Agreement between inferior vena cava diameter measurements by subxiphoid versus transhepatic views

Jigeeshu V. Divatia, Harish Chaudhari, S. Janarthanan, Harish M. M, Siddique Suhail, Vijaya P. Patil

Keywords : Fluid responsiveness, inferior vena cava collapsibility, inferior vena cava diameter, inferior vena cava distensibility, limits of agreement

Citation Information : Divatia JV, Chaudhari H, Janarthanan S, M HM, Suhail S, Patil VP. Agreement between inferior vena cava diameter measurements by subxiphoid versus transhepatic views. Indian J Crit Care Med 2015; 19 (12):719-722.
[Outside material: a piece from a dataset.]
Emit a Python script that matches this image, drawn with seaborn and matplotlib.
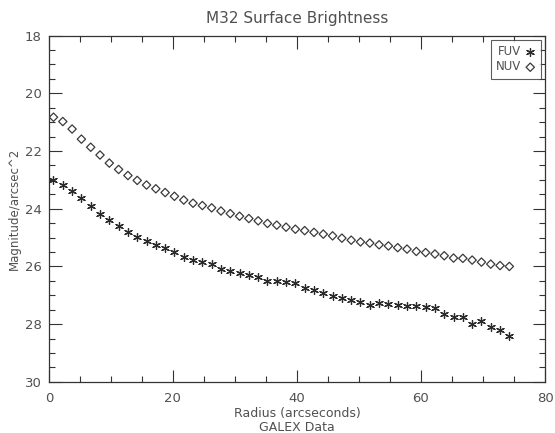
import matplotlib
matplotlib.use("Agg")
import matplotlib.pyplot as plt
import seaborn as sns
import pandas as pd
from matplotlib.ticker import MultipleLocator

radius = [0.75, 2.25, 3.75, 5.25, 6.75, 8.25, 9.75, 11.25, 12.75, 14.25,
          15.75, 17.25, 18.75, 20.25, 21.75, 23.25, 24.75, 26.25, 27.75, 29.25,
          30.75, 32.25, 33.75, 35.25, 36.75, 38.25, 39.75, 41.25, 42.75, 44.25,
          45.75, 47.25, 48.75, 50.25, 51.75, 53.25, 54.75, 56.25, 57.75, 59.25,
          60.75, 62.25, 63.75, 65.25, 66.75, 68.25, 69.75, 71.25, 72.75, 74.25]

fuv = [23.01, 23.19, 23.38, 23.63, 23.89, 24.19, 24.39, 24.60, 24.81, 24.98,
       25.12, 25.26, 25.36, 25.49, 25.66, 25.76, 25.83, 25.93, 26.08, 26.17,
       26.21, 26.28, 26.36, 26.49, 26.51, 26.53, 26.56, 26.73, 26.83, 26.92,
       27.03, 27.11, 27.15, 27.22, 27.32, 27.26, 27.29, 27.34, 27.37, 27.37,
       27.40, 27.43, 27.65, 27.76, 27.76, 28.00, 27.88, 28.10, 28.20, 28.40]

nuv = [20.83, 20.98, 21.24, 21.59, 21.87, 22.14, 22.42, 22.64, 22.85, 23.02,
       23.18, 23.31, 23.44, 23.57, 23.70, 23.81, 23.89, 23.97, 24.08, 24.17,
       24.26, 24.34, 24.42, 24.51, 24.57, 24.64, 24.71, 24.76, 24.82, 24.88,
       24.94, 25.02, 25.09, 25.15, 25.19, 25.25, 25.29, 25.35, 25.40, 25.48,
       25.52, 25.57, 25.63, 25.71, 25.72, 25.78, 25.85, 25.92, 25.97, 26.00]

x_ticks = [0, 20, 40, 60, 80]
y_ticks = [18, 20, 22, 24, 26, 28, 30]

sns.set_style("ticks")
plt.rcParams['font.family'] = ['DejaVu Sans']
text_color = "#505050"

fig = plt.figure(figsize=(5.55, 4.33), dpi=100)
ax = fig.add_axes([0.088, 0.118, 0.894, 0.80])

df_f = pd.DataFrame({"r": radius, "m": fuv})
df_n = pd.DataFrame({"r": radius, "m": nuv})

sns.scatterplot(data=df_f, x="r", y="m", ax=ax, marker=(6, 2, 0), s=32,
                color="#2a2a2a", linewidth=0.9, label="FUV", zorder=3)
sns.scatterplot(data=df_n, x="r", y="m", ax=ax, marker="D", s=18,
                facecolor="none", edgecolor="#3a3a3a", linewidth=0.9,
                label="NUV", zorder=3)

ax.set_xlim(0, 80)
ax.set_ylim(30, 18)
ax.set_xticks(x_ticks)
ax.set_yticks(y_ticks)
ax.xaxis.set_minor_locator(MultipleLocator(5))
ax.yaxis.set_minor_locator(MultipleLocator(0.5))
ax.tick_params(which="both", direction="in", top=True, right=True,
               colors="#333333", labelcolor=text_color, labelsize=9.5, width=0.8)
ax.tick_params(which="major", length=9)
ax.tick_params(which="minor", length=4.5)
ax.tick_params(axis="x", which="major", pad=7)
ax.tick_params(axis="y", which="major", pad=5)
for s in ax.spines.values():
    s.set_color("#333333")
    s.set_linewidth(0.9)

ax.set_title("M32 Surface Brightness", color=text_color, fontsize=11, pad=9)
ax.set_xlabel("Radius (arcseconds)\nGALEX Data", color=text_color,
              fontsize=9, labelpad=2, linespacing=1.1)
ax.set_ylabel("Magnitude/arcsec^2", color=text_color, fontsize=8.5, labelpad=3)

leg = ax.legend(loc="upper right", markerfirst=False, frameon=True,
                fancybox=False, edgecolor="#333333", fontsize=8.5,
                handletextpad=0.3, borderpad=0.45, labelspacing=0.2,
                handlelength=0.9, borderaxespad=0.35)
leg.get_frame().set_linewidth(0.8)
for t in leg.get_texts():
    t.set_color(text_color)

fig.savefig("out.png", dpi=100)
DOI: 10.4103/0972-5229.171390

License: CC BY-ND 3.0

Published Online: 01-12-2015

Copyright Statement:  Copyright © 2015; Jaypee Brothers Medical Publishers (P) Ltd.


Abstract

Context: Correcting hypovolemia is extremely important. Central venous pressure measurement is often done to assess volume status. Measurement of inferior vena cava (IVC) is conventionally done in the subcostal view using ultrasonography. It may not be possible to obtain this view in all patients. Aims: We therefore evaluated the limits of agreement between the IVC diameter measurement and variation in subcostal and that by the lateral transhepatic view. Settings and Design: Prospective study in a tertiary care referral hospital intensive care unit. Subjects and Methods: After Institutional Ethics Committee approval and informed consent, we obtained 175 paired measurements of the IVC diameter and variation in both the views in adult mechanically ventilated patients. The measurements were carried out by experienced researchers. We then obtained the limits of agreement for minimum, maximum diameter, percentage variation of IVC in relation to respiration. Statistical Analysis Used: Bland-Altman′s limits of agreement to get precision and bias. Results: The limits of agreement were wide for minimum and maximum IVC diameter with variation of as much as 4 mm in both directions. However, the limits of agreement were much narrower when the percentage variation in relation to respiration was plotted on the Bland-Altman plot. Conclusions: We conclude that when it is not possible to obtain the subcostal view, it is possible to use the lateral transhepatic view. However, using the percentage variation in IVC size is likely to be more reliable than the absolute diameter alone. It is possible to use both views interchangeably.